▸ Goal:
Give every line back verbatim, dropping all images.

▸ Information shown:
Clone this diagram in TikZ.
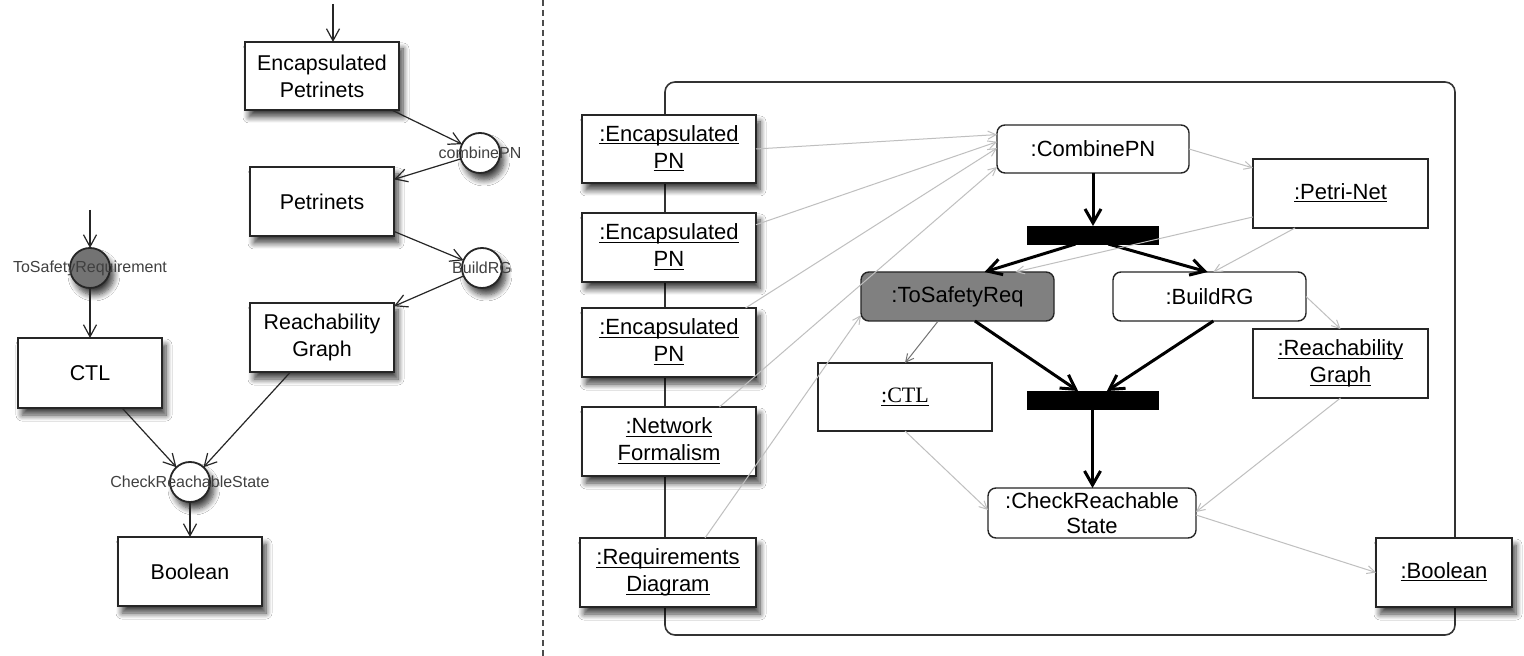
\documentclass[tikz,border=0pt]{standalone}
\usepackage{fontspec}
\setmainfont{Liberation Sans}
\newfontfamily\ctlfont{Liberation Serif}
\usetikzlibrary{arrows.meta,calc,shadows.blur}
% underline set close to the baseline, through the descenders
\newcommand\udl[1]{\underline{\vphantom{A}\smash{#1}}}

\begin{document}
\begin{tikzpicture}[x=0.5pt,y=-0.5pt,
  every node/.style={inner sep=0pt, outer sep=0pt},
  dshadow/.style={blur shadow={shadow xshift=2pt, shadow yshift=-3.5pt, shadow blur radius=3pt, shadow blur steps=8, shadow opacity=75}},
  classbox/.style={draw=black!85, line width=0.9pt, fill=white, align=center, font=\fontsize{10.7}{13.5}\selectfont, dshadow},
  place/.style={circle, draw=black!85, line width=0.9pt, fill=white, minimum size=20pt, dshadow},
  placelabel/.style={font=\fontsize{8}{9}\selectfont, text=black!75},
  flow/.style={-{Straight Barb[length=6pt,width=6.5pt]}, line width=0.6pt, draw=black!85},
  objbox/.style={draw=black!85, line width=0.7pt, fill=white, align=center, font=\fontsize{11}{13.5}\selectfont},
  actbox/.style={objbox, rounded corners=4pt},
  syncbar/.style={fill=black, draw=black, minimum width=65.5pt, minimum height=9pt},
  ctrl/.style={-{Straight Barb[length=7pt,width=8pt]}, line width=1.5pt},
  dataflow/.style={-{Straight Barb[length=4pt,width=4pt]}, line width=0.5pt, draw=black!25},
]
\fill[white] (0,0) rectangle (1524,656);
\useasboundingbox (0,0) rectangle (1524,656);

% ---------- type level: places and transitions ----------
\node[classbox, minimum width=77pt, minimum height=34pt] (encP) at (322,76) {Encapsulated\\Petrinets};
\node[classbox, minimum width=72pt, minimum height=34.5pt] (petri) at (322,201.5) {Petrinets};
\node[classbox, minimum width=72pt, minimum height=34.5pt] (reach) at (322,337.5) {Reachability\\Graph};
\node[classbox, minimum width=72pt, minimum height=35pt] (ctl) at (90,373) {CTL};
\node[classbox, minimum width=72pt, minimum height=34.5pt] (bool) at (190,571.5) {Boolean};

\node[place] (combine) at (480,153) {};
\node[placelabel] (combineL) at (combine) {combinePN};
\node[place] (build) at (482,268) {};
\node[placelabel] (buildL) at (build) {BuildRG};
\node[place, fill=black!55] (tosafety) at (90,268) {};
\node[placelabel] (tosafetyL) at (tosafety) {ToSafetyRequirement};
\node[place] (check) at (190,482) {};
\node[placelabel] (checkL) at (check) {CheckReachableState};

\coordinate (encIn) at (333,4);
\coordinate (tsIn) at (90,210);
\draw[flow] (encIn) -- (encIn |- encP.north);
\draw[flow] (tsIn) -- (tosafety);
\draw[flow] (encP) -- (combine);
\draw[flow] (combine) -- (petri);
\draw[flow] (petri) -- (build);
\draw[flow] (build) -- (reach);
\draw[flow] (tosafety) -- (ctl);
\draw[flow] (ctl) -- (check);
\draw[flow] (reach) -- (check);
\draw[flow] (check) -- (bool);

% ---------- separator ----------
\coordinate (sepT) at (543,0);
\coordinate (sepB) at (543,656);
\draw[black!70, line width=0.7pt, dash pattern=on 3pt off 2pt] (sepT) -- (sepB);

% ---------- instance level: activity ----------
\node[draw=black!80, line width=0.8pt, rounded corners=5pt, minimum width=395pt, minimum height=276.5pt] (frame) at (1060,358.5) {};

\node[objbox, dshadow, minimum width=87pt, minimum height=34pt] (epnA) at (669,149) {\udl{:Encapsulated}\\\udl{PN}};
\node[objbox, dshadow, minimum width=87pt, minimum height=34.5pt] (epnB) at (669,247.5) {\udl{:Encapsulated}\\\udl{PN}};
\node[objbox, dshadow, minimum width=87pt, minimum height=34.5pt] (epnC) at (669,342.5) {\udl{:Encapsulated}\\\udl{PN}};
\node[objbox, dshadow, minimum width=87pt, minimum height=34.5pt] (netf) at (669,441.5) {\udl{:Network}\\\udl{Formalism}};
\node[objbox, dshadow, minimum width=88pt, minimum height=34.5pt] (reqd) at (668,572.5) {\udl{:Requirements}\\\udl{Diagram}};

\node[actbox, minimum width=96pt, minimum height=24pt] (cpn) at (1093,149) {:CombinePN};
\node[syncbar] (barA) at (1092.5,235) {};
\node[actbox, fill=black!50, minimum width=96.5pt, minimum height=24.5pt] (tsr) at (957.5,296.5) {:ToSafetyReq};
\node[actbox, minimum width=96.5pt, minimum height=24.5pt] (brg) at (1209.5,296.5) {:BuildRG};
\node[syncbar] (barB) at (1092.5,400) {};
\node[actbox, minimum width=104pt, minimum height=25pt, font=\fontsize{11}{12.5}\selectfont] (crs) at (1092,513) {:CheckReachable\\State};

\node[objbox, minimum width=87pt, minimum height=34pt] (ctlR) at (905,397) {\ctlfont\udl{:CTL}};
\node[objbox, minimum width=87.5pt, minimum height=34.5pt] (pnet) at (1340.5,193.5) {\udl{:Petri-Net}};
\node[objbox, minimum width=87.5pt, minimum height=34.5pt] (rgR) at (1340.5,363.5) {\udl{:Reachability}\\\udl{Graph}};
\node[objbox, dshadow, minimum width=68pt, minimum height=34.5pt] (boolR) at (1444,572.5) {\udl{:Boolean}};

% control flow
\draw[ctrl] (cpn.south) -- (cpn.south |- barA.north);
\draw[ctrl] ($(barA.south west)!0.37!(barA.south east)$) -- ($(tsr.north west)!0.64!(tsr.north east)$);
\draw[ctrl] ($(barA.south west)!0.62!(barA.south east)$) -- ($(brg.north west)!0.49!(brg.north east)$);
\draw[ctrl] ($(tsr.south west)!0.59!(tsr.south east)$) -- ($(barB.north west)!0.39!(barB.north east)$);
\draw[ctrl] ($(brg.south west)!0.52!(brg.south east)$) -- ($(barB.north west)!0.61!(barB.north east)$);
\draw[ctrl] (barB.south) -- (barB.south |- crs.north);

% object flow
\draw[dataflow] (epnA.east) -- ($(cpn.north west)!0.2!(cpn.south west)$);
\draw[dataflow] ($(epnB.north east)!0.17!(epnB.south east)$) -- ($(cpn.north west)!0.35!(cpn.south west)$);
\draw[dataflow] ($(epnC.north west)!0.94!(epnC.north east)$) -- ($(cpn.north west)!0.48!(cpn.south west)$);
\draw[dataflow] ($(netf.north west)!0.79!(netf.north east)$) -- ($(cpn.north west)!0.875!(cpn.south west)$);
\draw[dataflow] ($(reqd.north west)!0.71!(reqd.north east)$) -- ($(tsr.north west)!0.88!(tsr.south west)$);
\draw[dataflow] (cpn.east) -- ($(pnet.north west)!0.13!(pnet.south west)$);
\draw[dataflow] ($(pnet.south west)!0.24!(pnet.south east)$) -- ($(brg.north west)!0.52!(brg.north east)$);
\draw[dataflow] ($(pnet.north west)!0.84!(pnet.south west)$) -- ($(tsr.north west)!0.8!(tsr.north east)$);
\draw[dataflow] ($(brg.north east)!0.5!(brg.south east)$) -- (rgR.north);
\draw[dataflow, draw=black!55] ($(tsr.south west)!0.4!(tsr.south east)$) -- (ctlR.north);
\draw[dataflow] (ctlR.south) -- ($(crs.north west)!0.44!(crs.south west)$);
\draw[dataflow] (rgR.south) -- ($(crs.north east)!0.48!(crs.south east)$);
\draw[dataflow] ($(crs.north east)!0.54!(crs.south east)$) -- (boolR.west);
\end{tikzpicture}
\end{document}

▸ Problem solution:
Clone this diagram in TikZ.
\documentclass[tikz,border=0pt]{standalone}
\usepackage{fontspec}
\setmainfont{Liberation Sans}
\newfontfamily\ctlfont{Liberation Serif}
\usetikzlibrary{arrows.meta,calc,shadows.blur}
% underline set close to the baseline, through the descenders
\newcommand\udl[1]{\underline{\vphantom{A}\smash{#1}}}

\begin{document}
\begin{tikzpicture}[x=0.5pt,y=-0.5pt,
  every node/.style={inner sep=0pt, outer sep=0pt},
  dshadow/.style={blur shadow={shadow xshift=2pt, shadow yshift=-3.5pt, shadow blur radius=3pt, shadow blur steps=8, shadow opacity=75}},
  classbox/.style={draw=black!85, line width=0.9pt, fill=white, align=center, font=\fontsize{10.7}{13.5}\selectfont, dshadow},
  place/.style={circle, draw=black!85, line width=0.9pt, fill=white, minimum size=20pt, dshadow},
  placelabel/.style={font=\fontsize{8}{9}\selectfont, text=black!75},
  flow/.style={-{Straight Barb[length=6pt,width=6.5pt]}, line width=0.6pt, draw=black!85},
  objbox/.style={draw=black!85, line width=0.7pt, fill=white, align=center, font=\fontsize{11}{13.5}\selectfont},
  actbox/.style={objbox, rounded corners=4pt},
  syncbar/.style={fill=black, draw=black, minimum width=65.5pt, minimum height=9pt},
  ctrl/.style={-{Straight Barb[length=7pt,width=8pt]}, line width=1.5pt},
  dataflow/.style={-{Straight Barb[length=4pt,width=4pt]}, line width=0.5pt, draw=black!25},
]
\fill[white] (0,0) rectangle (1524,656);
\useasboundingbox (0,0) rectangle (1524,656);

% ---------- type level: places and transitions ----------
\node[classbox, minimum width=77pt, minimum height=34pt] (encP) at (322,76) {Encapsulated\\Petrinets};
\node[classbox, minimum width=72pt, minimum height=34.5pt] (petri) at (322,201.5) {Petrinets};
\node[classbox, minimum width=72pt, minimum height=34.5pt] (reach) at (322,337.5) {Reachability\\Graph};
\node[classbox, minimum width=72pt, minimum height=35pt] (ctl) at (90,373) {CTL};
\node[classbox, minimum width=72pt, minimum height=34.5pt] (bool) at (190,571.5) {Boolean};

\node[place] (combine) at (480,153) {};
\node[placelabel] (combineL) at (combine) {combinePN};
\node[place] (build) at (482,268) {};
\node[placelabel] (buildL) at (build) {BuildRG};
\node[place, fill=black!55] (tosafety) at (90,268) {};
\node[placelabel] (tosafetyL) at (tosafety) {ToSafetyRequirement};
\node[place] (check) at (190,482) {};
\node[placelabel] (checkL) at (check) {CheckReachableState};

\coordinate (encIn) at (333,4);
\coordinate (tsIn) at (90,210);
\draw[flow] (encIn) -- (encIn |- encP.north);
\draw[flow] (tsIn) -- (tosafety);
\draw[flow] (encP) -- (combine);
\draw[flow] (combine) -- (petri);
\draw[flow] (petri) -- (build);
\draw[flow] (build) -- (reach);
\draw[flow] (tosafety) -- (ctl);
\draw[flow] (ctl) -- (check);
\draw[flow] (reach) -- (check);
\draw[flow] (check) -- (bool);

% ---------- separator ----------
\coordinate (sepT) at (543,0);
\coordinate (sepB) at (543,656);
\draw[black!70, line width=0.7pt, dash pattern=on 3pt off 2pt] (sepT) -- (sepB);

% ---------- instance level: activity ----------
\node[draw=black!80, line width=0.8pt, rounded corners=5pt, minimum width=395pt, minimum height=276.5pt] (frame) at (1060,358.5) {};

\node[objbox, dshadow, minimum width=87pt, minimum height=34pt] (epnA) at (669,149) {\udl{:Encapsulated}\\\udl{PN}};
\node[objbox, dshadow, minimum width=87pt, minimum height=34.5pt] (epnB) at (669,247.5) {\udl{:Encapsulated}\\\udl{PN}};
\node[objbox, dshadow, minimum width=87pt, minimum height=34.5pt] (epnC) at (669,342.5) {\udl{:Encapsulated}\\\udl{PN}};
\node[objbox, dshadow, minimum width=87pt, minimum height=34.5pt] (netf) at (669,441.5) {\udl{:Network}\\\udl{Formalism}};
\node[objbox, dshadow, minimum width=88pt, minimum height=34.5pt] (reqd) at (668,572.5) {\udl{:Requirements}\\\udl{Diagram}};

\node[actbox, minimum width=96pt, minimum height=24pt] (cpn) at (1093,149) {:CombinePN};
\node[syncbar] (barA) at (1092.5,235) {};
\node[actbox, fill=black!50, minimum width=96.5pt, minimum height=24.5pt] (tsr) at (957.5,296.5) {:ToSafetyReq};
\node[actbox, minimum width=96.5pt, minimum height=24.5pt] (brg) at (1209.5,296.5) {:BuildRG};
\node[syncbar] (barB) at (1092.5,400) {};
\node[actbox, minimum width=104pt, minimum height=25pt, font=\fontsize{11}{12.5}\selectfont] (crs) at (1092,513) {:CheckReachable\\State};

\node[objbox, minimum width=87pt, minimum height=34pt] (ctlR) at (905,397) {\ctlfont\udl{:CTL}};
\node[objbox, minimum width=87.5pt, minimum height=34.5pt] (pnet) at (1340.5,193.5) {\udl{:Petri-Net}};
\node[objbox, minimum width=87.5pt, minimum height=34.5pt] (rgR) at (1340.5,363.5) {\udl{:Reachability}\\\udl{Graph}};
\node[objbox, dshadow, minimum width=68pt, minimum height=34.5pt] (boolR) at (1444,572.5) {\udl{:Boolean}};

% control flow
\draw[ctrl] (cpn.south) -- (cpn.south |- barA.north);
\draw[ctrl] ($(barA.south west)!0.37!(barA.south east)$) -- ($(tsr.north west)!0.64!(tsr.north east)$);
\draw[ctrl] ($(barA.south west)!0.62!(barA.south east)$) -- ($(brg.north west)!0.49!(brg.north east)$);
\draw[ctrl] ($(tsr.south west)!0.59!(tsr.south east)$) -- ($(barB.north west)!0.39!(barB.north east)$);
\draw[ctrl] ($(brg.south west)!0.52!(brg.south east)$) -- ($(barB.north west)!0.61!(barB.north east)$);
\draw[ctrl] (barB.south) -- (barB.south |- crs.north);

% object flow
\draw[dataflow] (epnA.east) -- ($(cpn.north west)!0.2!(cpn.south west)$);
\draw[dataflow] ($(epnB.north east)!0.17!(epnB.south east)$) -- ($(cpn.north west)!0.35!(cpn.south west)$);
\draw[dataflow] ($(epnC.north west)!0.94!(epnC.north east)$) -- ($(cpn.north west)!0.48!(cpn.south west)$);
\draw[dataflow] ($(netf.north west)!0.79!(netf.north east)$) -- ($(cpn.north west)!0.875!(cpn.south west)$);
\draw[dataflow] ($(reqd.north west)!0.71!(reqd.north east)$) -- ($(tsr.north west)!0.88!(tsr.south west)$);
\draw[dataflow] (cpn.east) -- ($(pnet.north west)!0.13!(pnet.south west)$);
\draw[dataflow] ($(pnet.south west)!0.24!(pnet.south east)$) -- ($(brg.north west)!0.52!(brg.north east)$);
\draw[dataflow] ($(pnet.north west)!0.84!(pnet.south west)$) -- ($(tsr.north west)!0.8!(tsr.north east)$);
\draw[dataflow] ($(brg.north east)!0.5!(brg.south east)$) -- (rgR.north);
\draw[dataflow, draw=black!55] ($(tsr.south west)!0.4!(tsr.south east)$) -- (ctlR.north);
\draw[dataflow] (ctlR.south) -- ($(crs.north west)!0.44!(crs.south west)$);
\draw[dataflow] (rgR.south) -- ($(crs.north east)!0.48!(crs.south east)$);
\draw[dataflow] ($(crs.north east)!0.54!(crs.south east)$) -- (boolR.west);
\end{tikzpicture}
\end{document}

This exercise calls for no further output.